I was finally able to fly the Rotorway Talon yesterday, and to do my differences training. This has involved waiting for some two years, firstly for CAA approval, and then for someone to teach me, but at last Geoff Connolly, thanks to the Canadian CAA, had authority to do that, and at last I am a confirmed Talon instructor and examiner. Hurrah.


Me, looking pleased, finally got to fly it!

However, even getting it to start was not without hiccups!


Yup, once again the (rather small) battery had been overused and could not summon enough energy to start the machine. Jump start, but the boys have moved up a level, they no longer jump start from the battery in the wheelbarrow, but from the car. Technology growth!

Differences in the Talon from the 162 are that the head no longer runs on an oil chain sitting in a bath, but instead has a cog belt drive. While the previous drive was very strong, it also had a tendency to leak oil, so this is an improvement. There is also a beefed up set of skids, and, because the rotor mast is now straight-up instead of slightly tilted forward, the helicopter more naturally lifts up straight. This makes for a nice take-off. The tail rotor drive has changed from the belt drive to a shaft, with a small belt at the end. These changes do mean the machine is slightly heavier though.

Inside the cockpit the glass cockpit is a bit too complicated for such a simple machine, and I also found the governor slow to respond to movement, as with the ultralight light governor on the Dynali H3 the governor is generally behind the pilot, which is a bit annoying. However, Rotorway are changing this and have been developing a new governor.

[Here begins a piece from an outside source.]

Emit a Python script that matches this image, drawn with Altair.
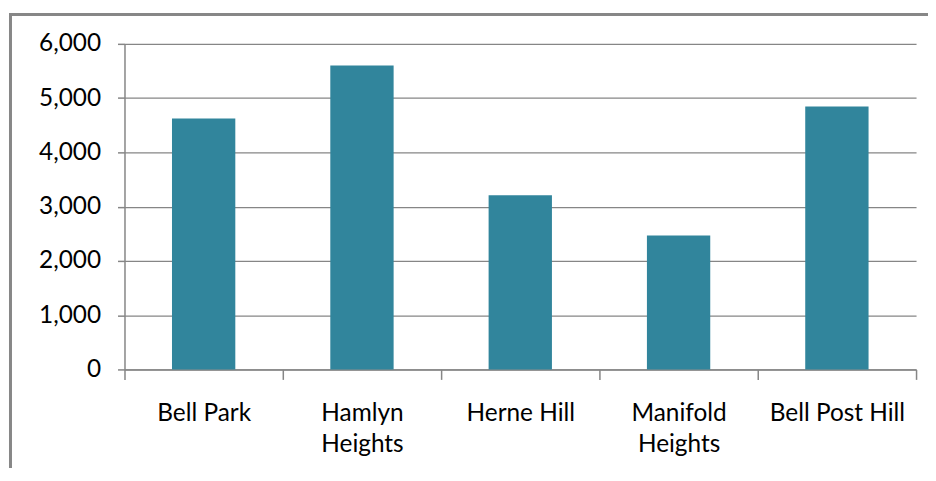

It was fun to fly. There was less vibration than in the older models, although there is still the same flapback tendency in pitch when you fly fast. It flew comfortably at 100 mph. Autorotations were fine, no different, as far as I could see from the 162. There will be more, as I fly it more, but initial impressions were good, and particularly if they change the slow governor. Incidentally, it is very good news having a governor, and the pilot does not have to work nearly so far to keep the RPM in the green. I think it will take a flight or two to get used to all the multiple console ‘looks’ but gives lots of scope for learning.